Почти везде сосланных, у которых были отобраны паспорта, не принимали на работу по специальному распоряжению, обрекая их на голодную смерть вместе с детьми и стариками родителями.(сестры с мужьями Ковалевская и Филимонова, семья Квашниных, Витте, Павловых,  Джавровых, Брюллов Б.П, Маньковские, Воробьевы и многие др.). Некоторые сосланные даже просят заменить ссылку на тюрьму. Кокозов К.А. пишет в своем письме: «мы ленинградцы по объяснению ленинградского НКВД ни в чем не обвиняемые, только  лишенные права проживания в Ленинграде, фактически оказались в худшем положении, чем тяжкие преступники. Последние имеют работу, а нам ее не дают». О том же пишет старик Юхновский.

Огромная часть заключенных и сосланных была больна туберкулезом, среди больных туберкулезом  отмечено много детей. Туберкулез распространенный в нынешних тюрьмах заставляет вспомнить о нашем недалеком прошлом.

Заканчиваю эту статью выдержками из замечательного письма Петра Садовского, который к 1935 году  пробыл в концлагерях восемь с половиной лет. Он благодарит Пешкову за посылку и пишет: «я устал физически и морально, но духом я еще не пал, я всегда верил и верю в хороший финал».

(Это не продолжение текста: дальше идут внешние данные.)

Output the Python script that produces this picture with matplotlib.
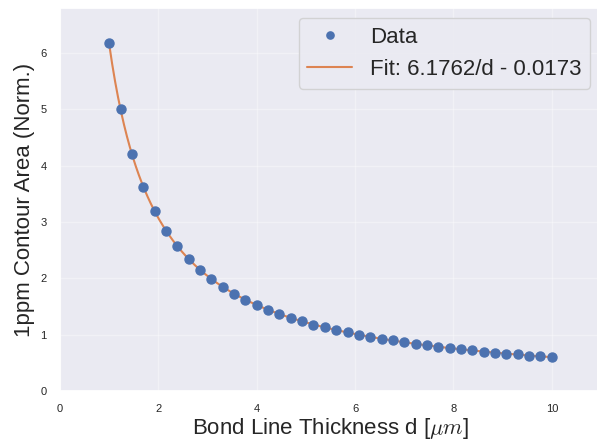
import numpy as np
import matplotlib
matplotlib.use("Agg")
import matplotlib.pyplot as plt
import seaborn as sns

sns.set_theme(style="darkgrid")
plt.rcParams['font.family'] = ['Liberation Sans', 'DejaVu Sans']
plt.rcParams['mathtext.fontset'] = 'cm'

thickness = [1.000, 1.231, 1.462, 1.692, 1.923, 2.154, 2.385, 2.615, 2.846, 3.077,
             3.308, 3.538, 3.769, 4.000, 4.231, 4.462, 4.692, 4.923, 5.154, 5.385,
             5.615, 5.846, 6.077, 6.308, 6.538, 6.769, 7.000, 7.231, 7.462, 7.692,
             7.923, 8.154, 8.385, 8.615, 8.846, 9.077, 9.308, 9.538, 9.769, 10.000]
area = [6.18, 5.01, 4.21, 3.63, 3.19, 2.84, 2.57, 2.34, 2.15, 1.99,
        1.85, 1.73, 1.62, 1.53, 1.44, 1.37, 1.30, 1.24, 1.18, 1.13,
        1.08, 1.04, 1.00, 0.96, 0.93, 0.90, 0.87, 0.84, 0.81, 0.79,
        0.76, 0.74, 0.72, 0.70, 0.68, 0.66, 0.65, 0.63, 0.62, 0.60]
FIT_A = 6.1762
FIT_B = 0.0173

fig = plt.figure(figsize=(5.97, 4.41), dpi=100)
ax = fig.add_axes([60/597, 1 - 391/441, (601-60)/597, (391-8)/441])

d_fit = np.linspace(min(thickness), max(thickness), 300)
ax.plot(thickness, area, 'o', color='#4c72b0', ms=6.5, label='Data', zorder=3)
ax.plot(d_fit, FIT_A / d_fit - FIT_B, '-', color='#dd8452', lw=1.5,
        label=f'Fit: {FIT_A:.4f}/d - {FIT_B:.4f}', zorder=2)

ax.grid(True, color='white', alpha=0.35, lw=1)
ax.set_xlim(0, 11)
ax.set_ylim(0, 6.8)
ax.set_xticks([0, 2, 4, 6, 8, 10])
ax.set_yticks([0, 1, 2, 3, 4, 5, 6])
ax.tick_params(labelsize=8)
ax.set_xlabel(r'Bond Line Thickness d [$\mu m$]', fontsize=16, labelpad=1)
ax.set_ylabel('1ppm Contour Area (Norm.)', fontsize=16)
ax.legend(loc='upper right', fontsize=16, bbox_to_anchor=(0.9797, 0.974),
          borderaxespad=0, markerscale=0.8)

fig.savefig('out.png', dpi=100)
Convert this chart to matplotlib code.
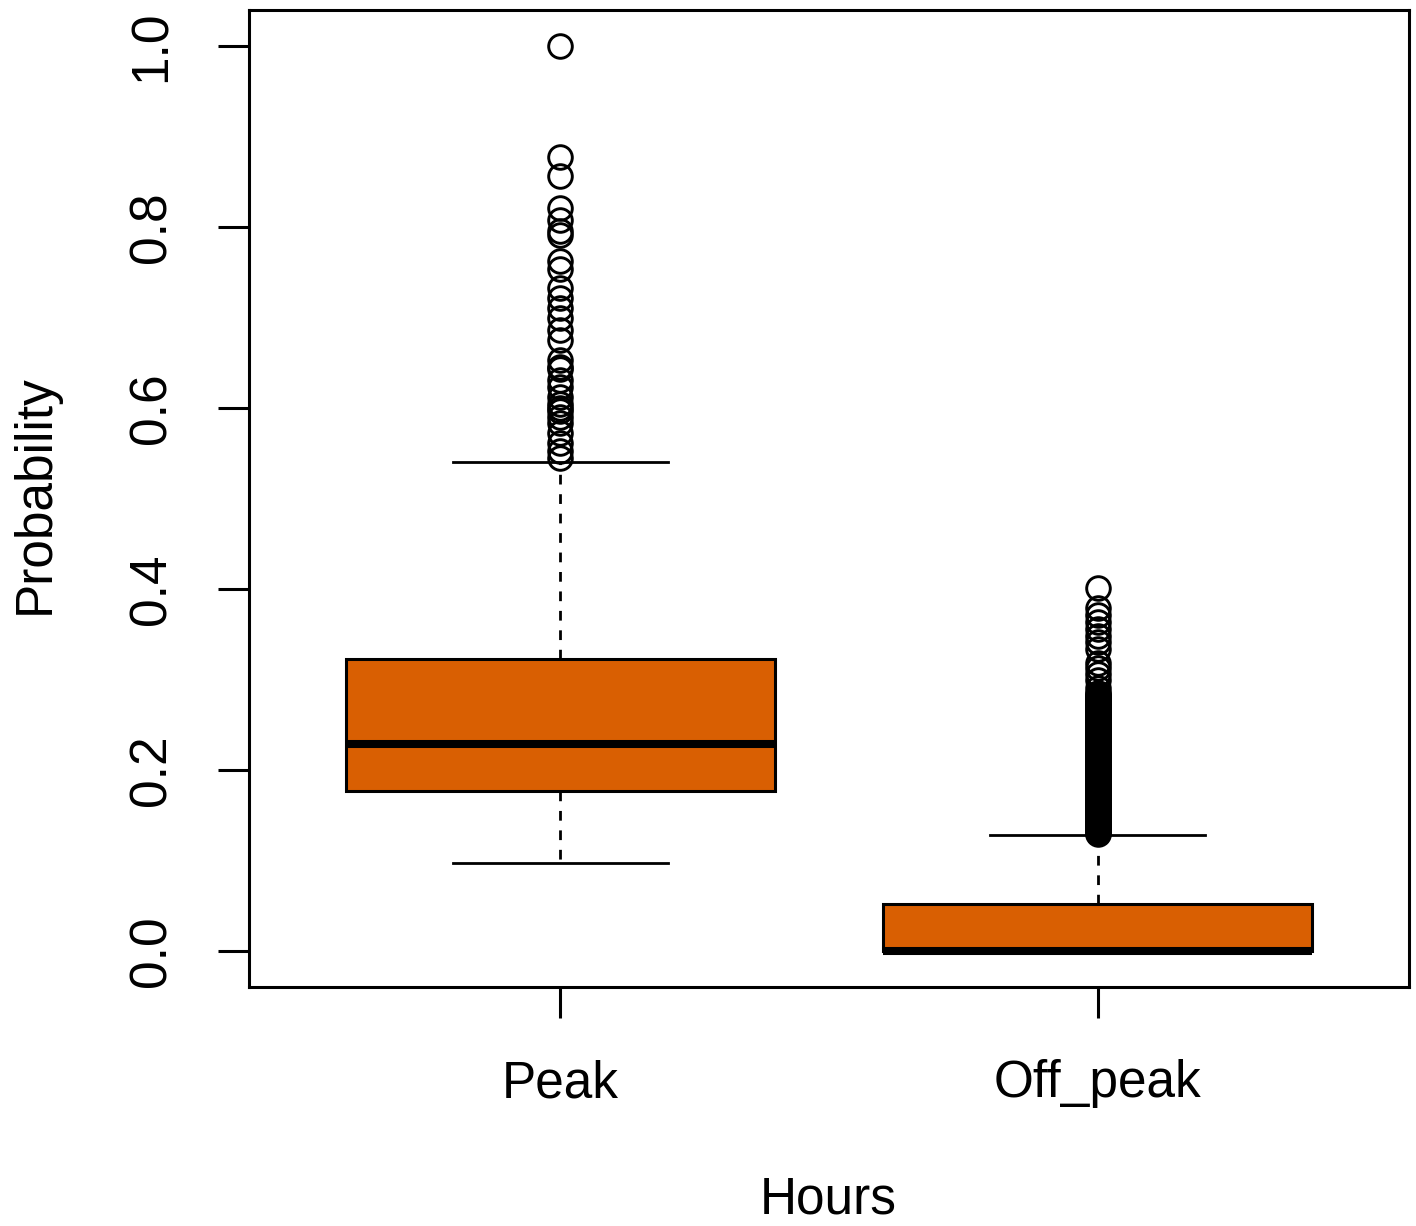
import matplotlib
matplotlib.use("Agg")
import matplotlib.pyplot as plt

plt.rcParams['font.family'] = ['Liberation Sans', 'DejaVu Sans']

# data
groups = ['Peak', 'Off_peak']
q1 = [0.177, 0.0]
med = [0.229, 0.0]
q3 = [0.323, 0.052]
whislo = [0.097, 0.0]
whishi = [0.540, 0.128]

peak_fliers = [1.0, 0.877, 0.857, 0.821, 0.808, 0.796, 0.791, 0.763, 0.754,
               0.733, 0.722, 0.711, 0.700, 0.686, 0.675, 0.653, 0.645, 0.643,
               0.631, 0.623, 0.612, 0.605, 0.600, 0.597, 0.590, 0.583, 0.572,
               0.561, 0.553, 0.545]

# off-peak outliers: a few separate ones on top, then a very dense run
offpeak_fliers = [0.401, 0.379, 0.371, 0.363, 0.356, 0.348, 0.341, 0.334,
                  0.318, 0.313, 0.306, 0.299, 0.291,
                  0.285, 0.2835, 0.282, 0.2805, 0.279, 0.2775, 0.276, 0.2745,
                  0.273, 0.2715, 0.270, 0.2685, 0.267, 0.2655, 0.264, 0.2625,
                  0.261, 0.2595, 0.258, 0.2565, 0.255, 0.2535, 0.252, 0.2505,
                  0.249, 0.2475, 0.246, 0.2445, 0.243, 0.2415, 0.240, 0.2385,
                  0.237, 0.2355, 0.234, 0.2325, 0.231, 0.2295, 0.228, 0.2265,
                  0.225, 0.2235, 0.222, 0.2205, 0.219, 0.2175, 0.216, 0.2145,
                  0.213, 0.2115, 0.210, 0.2085, 0.207, 0.2055, 0.204, 0.2025,
                  0.201, 0.1995, 0.198, 0.1965, 0.195, 0.1935, 0.192, 0.1905,
                  0.189, 0.1875, 0.186, 0.1845, 0.183, 0.1815, 0.180, 0.1785,
                  0.177, 0.1755, 0.174, 0.1725, 0.171, 0.1695, 0.168, 0.1665,
                  0.165, 0.1635, 0.162, 0.1605, 0.159, 0.1575, 0.156, 0.1545,
                  0.153, 0.1515, 0.150, 0.1485, 0.147, 0.1455, 0.144, 0.1425,
                  0.141, 0.1395, 0.138, 0.1365, 0.135, 0.1335, 0.132, 0.1305,
                  0.129]

fliers = [peak_fliers, offpeak_fliers]
yticks = [0.0, 0.2, 0.4, 0.6, 0.8, 1.0]

stats = []
for i, name in enumerate(groups):
    stats.append(dict(label=name, q1=q1[i], med=med[i], q3=q3[i],
                      whislo=whislo[i], whishi=whishi[i], fliers=fliers[i]))

fig = plt.figure(figsize=(14.16, 12.26), dpi=100)
ax = fig.add_axes([249 / 1416, 1 - 987 / 1226, 1160 / 1416, 977 / 1226])

ax.bxp(stats, positions=[1, 2], widths=0.8, patch_artist=True,
       boxprops=dict(facecolor='#D95F02', edgecolor='black', linewidth=2.2),
       medianprops=dict(color='black', linewidth=5.8, solid_capstyle='butt'),
       whiskerprops=dict(color='black', linewidth=2.0, linestyle=(0, (3.5, 3.5))),
       capprops=dict(color='black', linewidth=2.0),
       capwidths=0.4,
       flierprops=dict(marker='o', markerfacecolor='none', markeredgecolor='black',
                       markersize=17, markeredgewidth=2.1))

ax.set_xlim(0.42, 2.58)
ax.set_ylim(-0.04, 1.04)
ax.set_yticks(yticks)
ax.set_yticklabels(['%.1f' % v for v in yticks], rotation=90, va='center')
ax.set_xticks([1, 2])
ax.set_xticklabels(groups)
ax.tick_params(axis='both', labelsize=37, length=22, width=2.2, pad=30)
for s in ax.spines.values():
    s.set_linewidth(2.2)

fig.text(828 / 1416, 1 - 1200 / 1226, 'Hours', fontsize=37, ha='center', va='center')
fig.text(35 / 1416, 1 - 494 / 1226, 'Probability', fontsize=37, ha='center', va='center',
         rotation=90)

fig.savefig('out.png', dpi=100)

Имя Екатерины Павловны Пешковой и ее ближайшего соратника Михаила Львовича Винавера незаслуженно забыты.  В Москве на Кузнецком мосту 24 еще стоит серый невысокий дом хорошо известный всем людям, связанным с советскими репрессиями (сейчас там приемная ФСБ). Я сама была там сначала в 1948 году, когда получила ответ о судьбе своих родителей: «десять лет без права переписки» (теперь известно, что это означает расстрел), а затем в 90-е годы читала следственные дела своих родных. И я не подозревала, что этажом выше находился Комитет политпомощи – приемная Екатерины Павловны Пешковой. Было бы замечательно, если бы там был создан музей, рассказывающий о ее деятельности, списки, тех, кому она помогала. А на фронтоне дома должна быть мемориальная доска с ее именем и именем Винавера и слова благодарности от потомков тех людей, которых они спасали.